Um homem
robusto, na casa dos cinquenta, com a face absolutamente pálida e olhos
vermelhos, fixadas num único ponto, estava sentado de joelhos, junto ao corpo
coberto com o lençol ensanguentado, incapaz de levantá-lo.
por:
Sergei Loiko,
fotógrafo e jornalista
Ele
vestia a jaqueta de inverno da polícia, de cor azul-escura, sem as insígnias,
com uma gola de pele. O seu cabelo, cortado muito rente, ainda não tinha fios grisalhos.
Finalmente,
ele levantou a ponta do lençol, imediatamente reconheceu o seu filho, e,
novamente, cobriu o seu rosto. Depois virou o seu olhar ao lado, onde estavam estendidos
mais onze corpos, também cobertos com os lençóis manchados de sangue.
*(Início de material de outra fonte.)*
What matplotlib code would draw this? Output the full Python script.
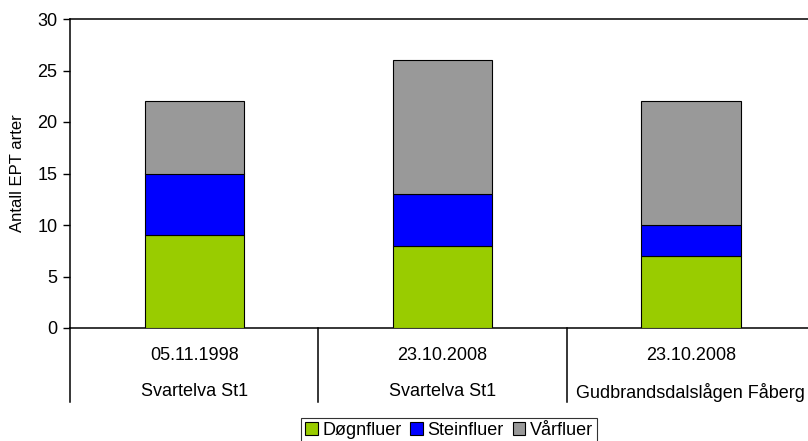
import numpy as np
import matplotlib.pyplot as plt
from matplotlib.patches import Rectangle

plt.rcParams["font.family"] = ["Liberation Sans", "DejaVu Sans"]

dates = ["05.11.1998", "23.10.2008", "23.10.2008"]
sites = ["Svartelva St1", "Svartelva St1", "Gudbrandsdalslågen Fåberg"]
series = ["Døgnfluer", "Steinfluer", "Vårfluer"]
dogn = [9, 8, 7]
stein = [6, 5, 3]
vaar = [7, 13, 12]
colors = ["#99CC00", "#0000FF", "#999999"]

W, H = 808, 441
fig = plt.figure(figsize=(W / 100, H / 100), dpi=100)
# plot area runs past the right edge of the figure
left, right, top, bottom = 70, 815, 19, 328
ax = fig.add_axes([left / W, 1 - bottom / H, (right - left) / W, (bottom - top) / H])

x = np.arange(len(dates))
base = np.zeros(len(dates))
for vals, col, name in zip([dogn, stein, vaar], colors, series):
    ax.bar(x, vals, width=0.4, bottom=base, color=col, edgecolor="black",
           linewidth=0.8, label=name, zorder=3)
    base += np.array(vals)

ax.set_xlim(-0.5, len(dates) - 0.5)
ax.set_ylim(0, 30)
ax.set_yticks(range(0, 31, 5))
ax.tick_params(axis="y", labelsize=13, length=5, width=1, direction="out", pad=4)
ax.set_xticks([])
ax.spines["right"].set_visible(False)
for s in ["left", "top", "bottom"]:
    ax.spines[s].set_linewidth(1.1)
ax.set_ylabel("Antall EPT arter", fontsize=12, labelpad=9)

# two-level category axis
tr = ax.get_xaxis_transform()
axis_h = bottom - top
depth = (402 - bottom) / axis_h
for xi in np.arange(-0.5, len(dates), 1.0):
    ax.plot([xi, xi], [0, -depth], color="black", lw=1.1, transform=tr, clip_on=False)
for xi, d, s in zip(x, dates, sites):
    ax.text(xi, -(355 - bottom) / axis_h, d, transform=tr, ha="center", va="center", fontsize=13)
    ax.text(xi, -(392 - bottom) / axis_h, s, transform=tr, ha="center", va="center", fontsize=13)

handles = [Rectangle((0, 0), 1, 1, facecolor=c, edgecolor="black", lw=0.8) for c in colors]
leg = fig.legend(handles, series, loc="upper center", bbox_to_anchor=(449 / W, 1 - 418 / H),
                 ncol=3, frameon=True, fancybox=False, fontsize=13, handlelength=0.7,
                 handleheight=0.7, handletextpad=0.25, columnspacing=0.5,
                 borderpad=0.2, borderaxespad=0)
leg.get_frame().set_edgecolor("black")
leg.get_frame().set_linewidth(0.8)

fig.savefig("out.png", dpi=100)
Em alguns
lençóis, ao nível das faces, estavam colocados uns papelinhos, nos quais algo era
escrito com um marcador vermelho.
No
meio deste vermelho todo havia uma grande mancha azul – o capacete militar,
pintado de azul. Por dentro e por fora o capacete fora manchado de sangue, e do
lado esquerdo, ao nível do templo, era visível marcadamente um buraco, resultante
da perfuração de bala.
Ustym
Holodnyuk, de 19 anos, estudante da cidade de Zbarazh da região de Ternopil no
oeste da Ucrânia, deveria se encontrar com o seu pai, às 11h00 de manha na rua
Zhovtneva. Eles combinaram isso às 9h00.
Ustym
foi um dos defensores da Maydan, desde o novembro [de 2014]. Eles combinaram com
o pai, que este o levará à casa para descansar. As próximas duas horas, até o
encontro com o pai, Ustyn não sobreviveu.
“Eu
lhe disse: “Fique lá com cuidado, não arriscas, temos que ir para casa”, conta
o pai. “Ele se riu e respondeu: “Pai, não se preocupe! Eu tenho um capacete
mágico da ONU, e nada me vai acontecer”. – Estas eram as últimas palavras que
ouvi dele”.
Volodymyr,
o pai do Ustym levanta o seu capacete no chão e olha longamente para o sangue ainda
fresco de seu filho, dentro e fora do capacete, o leva até ao rosto, como se
estivesse tentando ouvir o cheiro e o calor de seu filho, tentando dizer algo,
mas as suas palavras se cortam nas palavras “o capacete azul”, ele cai sobre uma
cadeira, abaixa a cabeça e os enormes ombros estremecem.
Ex-policia,
que toda a sua vida serviu fielmente ao seu país, ele está tentando abafar o
ataque súbito, que desconhecia até agora. Ele quase consegue...
Ustym,
tal como outros onze, deitados agora ao seu lado na recepção do hotel “Ucrânia”,
[em Kyiv], transformado em um necrotério temporário, não tinham as chances de sobreviver,
diz a médica-chefe da clínica móvel da autodefesa da Maydan, Olha Bogomolets.
“O
franco-atirador ou franco-atiradores trabalharam profissionalmente”, diz ela. –“Todos
os ferimentos foram no coração ou na cabeça. Todos morreram atingidos por balas
de calibre 7,62 mm [a carabina de precisão Dragunov – SVD]. Atiraram para matar”.
Como
cidadão, o pai apoiava Ustym no seu desejo de estar na Maydan, conta Volodymyr.
Como o pai, estava se opondo.
“Eu
não sei se Yanukovych deveria ficar na minha frente de joelhos, mas eu sei certamente
que ele tem que se sentar na frente de um tribunal internacional por aquilo que
ele fez com o meu país e com o meu filho”, diz o pai.